SALT LAKE CITY — Salt Lake City leaders hope to combat crime plaguing the North Temple corridor with a new team of friendly faces.
On Tuesday, Mayor Erin Mendenhall announced the move after the usual solutions failed to improve the struggling neighborhood west of downtown.
"It gets frustrating,” said resident Steven Rivera.
Living off North Temple, Rivera has witnessed crime, drug use and homeless camps getting worse.
“I feel bad for my kids because I won’t let them go outside. That’s what drives me nuts,” said Rivera.
For nearly a generation, the west side of North Temple earned a notorious reputation.
In 2019, a woman was shot in the head in broad daylight. On the same block a year later, a man was shot seven times and killed. Most recently, the liquor store was burglarized and an abandoned restaurant caught fire in March.
“I haven’t seen it change. I’ve just seen it get worse and worse and worse. We don’t even take our dogs for a walk anymore without some kind of protection from us,” said Rivera.
The Downtown Ambassador program expanded to North Temple on April 1.
“In investing time and resources in the area, I want North Temple’s business owners and residents to know that we hear you – we hear your calls for increased public safety, for economic investment, and for the resources necessary for this neighborhood to thrive through the years,” said Mendenhall.
The Downtown Ambassador Program, which is managed by the Downtown Alliance with city support, is a community-based public-safety resource that assists businesses, residents, visitors, workers and refers people experiencing homelessness to qualified service providers.

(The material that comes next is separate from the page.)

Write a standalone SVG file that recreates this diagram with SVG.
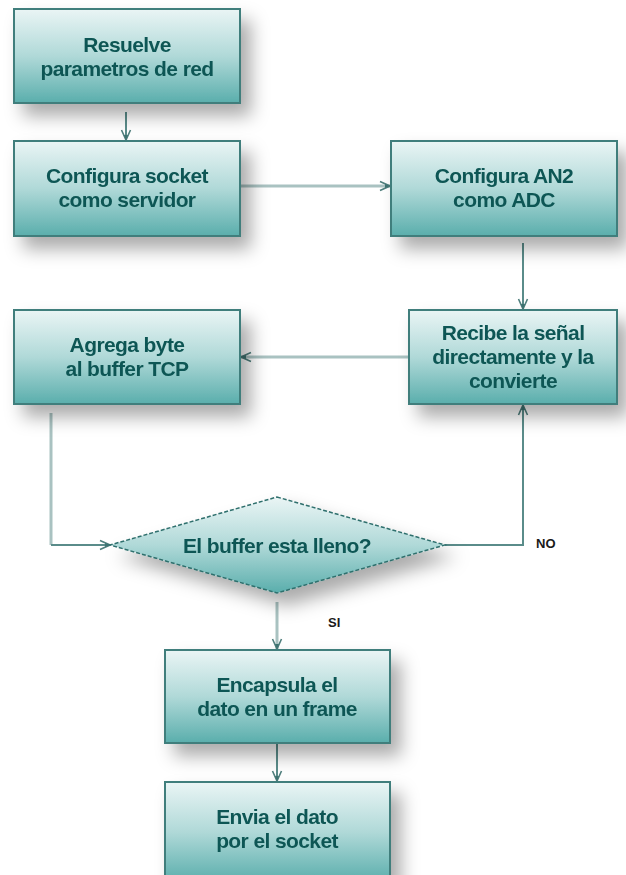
<svg xmlns="http://www.w3.org/2000/svg" width="626" height="875" viewBox="0 0 626 875">
  <defs>
    <linearGradient id="boxFill" x1="0" y1="0" x2="0" y2="1">
      <stop offset="0" stop-color="#eaf5f5"/>
      <stop offset="0.5" stop-color="#b0d9d8"/>
      <stop offset="1" stop-color="#5aaeac"/>
    </linearGradient>
    <filter id="shadow" x="-20%" y="-25%" width="155%" height="170%">
      <feGaussianBlur in="SourceAlpha" stdDeviation="9"/>
      <feOffset dx="10" dy="12" result="blur"/>
      <feFlood flood-color="#000" flood-opacity="0.33"/>
      <feComposite in2="blur" operator="in"/>
      <feMerge>
        <feMergeNode/>
        <feMergeNode in="SourceGraphic"/>
      </feMerge>
    </filter>
    <marker id="arrow" viewBox="0 0 12 12" refX="11" refY="6" markerWidth="12" markerHeight="12" markerUnits="userSpaceOnUse" orient="auto">
      <path d="M1,1.5 L11,6 L1,10.5" fill="none" stroke="#4f7f7d" stroke-width="1.6"/>
      <path d="M6,4 L11,6 L6,8 Z" fill="#3f7472"/>
    </marker>
    <style>
      .box { fill: url(#boxFill); stroke: #3f7e7c; stroke-width: 2; }
      .dia { fill: url(#boxFill); stroke: #2f6f6d; stroke-width: 1.5; stroke-dasharray: 4 2; }
      .lbl { font-family: "Liberation Sans", Arial, sans-serif; font-weight: bold; font-size: 21px; fill: #0f5754; text-anchor: middle; letter-spacing: -0.6px; }
      .tag { font-family: "Liberation Sans", Arial, sans-serif; font-weight: bold; font-size: 13px; fill: #1a1a1a; }
      .wire { fill: none; stroke: #5a8c8a; stroke-width: 2; }
      .wire-light { fill: none; stroke: #a9c2c1; stroke-width: 3; }
    </style>
  </defs>

  <rect width="626" height="875" fill="#ffffff"/>

  <!-- connectors -->
  <g id="connectors">
    <path class="wire" d="M126,112 V140" marker-end="url(#arrow)"/>
    <path class="wire-light" d="M240,186 H390" marker-end="url(#arrow)"/>
    <path class="wire" d="M523,243 V309" marker-end="url(#arrow)"/>
    <path class="wire-light" d="M409,357 H241" marker-end="url(#arrow)"/>
    <path class="wire-light" d="M51,413 V545"/>
    <path class="wire" d="M51,545 H110" marker-end="url(#arrow)"/>
    <path class="wire" d="M445,545 H523 V405" marker-end="url(#arrow)"/>
    <path class="wire-light" d="M277,602 V649" marker-end="url(#arrow)"/>
    <path class="wire" d="M277,743 V781" marker-end="url(#arrow)"/>
    <text class="tag" x="536" y="548">NO</text>
    <text class="tag" x="328" y="627">SI</text>
  </g>

  <g id="resuelve" filter="url(#shadow)">
    <rect class="box" x="14" y="9" width="226" height="94"/>
    <text class="lbl" x="127" y="52">Resuelve</text>
    <text class="lbl" x="127" y="76">parametros de red</text>
  </g>

  <g id="configura-socket" filter="url(#shadow)">
    <rect class="box" x="14" y="141" width="226" height="95"/>
    <text class="lbl" x="127" y="183">Configura socket</text>
    <text class="lbl" x="127" y="207">como servidor</text>
  </g>

  <g id="configura-an2" filter="url(#shadow)">
    <rect class="box" x="391" y="141" width="226" height="95"/>
    <text class="lbl" x="504" y="183">Configura AN2</text>
    <text class="lbl" x="504" y="207">como ADC</text>
  </g>

  <g id="recibe" filter="url(#shadow)">
    <rect class="box" x="409" y="310" width="208" height="94"/>
    <text class="lbl" x="513" y="340">Recibe la señal</text>
    <text class="lbl" x="513" y="364">directamente y la</text>
    <text class="lbl" x="513" y="388">convierte</text>
  </g>

  <g id="agrega" filter="url(#shadow)">
    <rect class="box" x="14" y="310" width="226" height="94"/>
    <text class="lbl" x="127" y="352">Agrega byte</text>
    <text class="lbl" x="127" y="376">al buffer TCP</text>
  </g>

  <g id="decision" filter="url(#shadow)">
    <polygon class="dia" points="277,497 445,545 277,593 110,545"/>
    <text class="lbl" x="277" y="553">El buffer esta lleno?</text>
  </g>

  <g id="encapsula" filter="url(#shadow)">
    <rect class="box" x="165" y="650" width="225" height="93"/>
    <text class="lbl" x="277" y="692">Encapsula el</text>
    <text class="lbl" x="277" y="716">dato en un frame</text>
  </g>

  <g id="envia" filter="url(#shadow)">
    <rect class="box" x="165" y="782" width="225" height="100"/>
    <text class="lbl" x="277" y="824">Envia el dato</text>
    <text class="lbl" x="277" y="848">por el socket</text>
  </g>
</svg>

The expansion will add six ambassadors to work specifically to serve North Temple Monday through Saturday from 8:30 a.m. to 5 p.m.
“We had an opioid overdose we had to inject Naloxone. We were able to save two people during that process, but that’s all it takes is walking around talking to these guys and showing them that you care,” said Jared Arvaniteas of the first three days on North Temple.
The ambassadors also placed three people in a homeless shelter and helped police on six felony arrests.
“The Street Ambassadors have done a fantastic job in the downtown central business district and we are confident that this extension of the street ambassadors services will help people in crisis get the services and shelter they need, support local businesses in the North Temple neighborhood and make the area safer for all residents and visitors,” said Dee Brewer, executive director of the Downtown Alliance.
Ambassadors help police with lower priority calls, working closely with the local bike squad.
“Make no mistake, if you are a predatory criminal, if you are down here to sell dope in our community, if you are down here to steal cars, to carry guns, to threaten people, they will find you and they will arrest you,” said Salt Lake City Police Chief Mike Brown.
Having seen it all before, Rivera isn’t so sure.
"It seems like nothing changed," said Rivera. "It’s frustrating.”
The crackdown on crime comes as developers plan to change the North Temple corridor. The Weinerschnitzel, known for multiple homicides, is slated for a commercial and residential project. Many other projects are also pending.
In 2020, the Downtown Ambassadors performed 6,591 wellness checks on individuals in the downtown area, referred 1,448 individuals to shelter and services, responded 2,859 times to merchants who needed assistance and administered 184 doses of naloxone to prevent an overdose.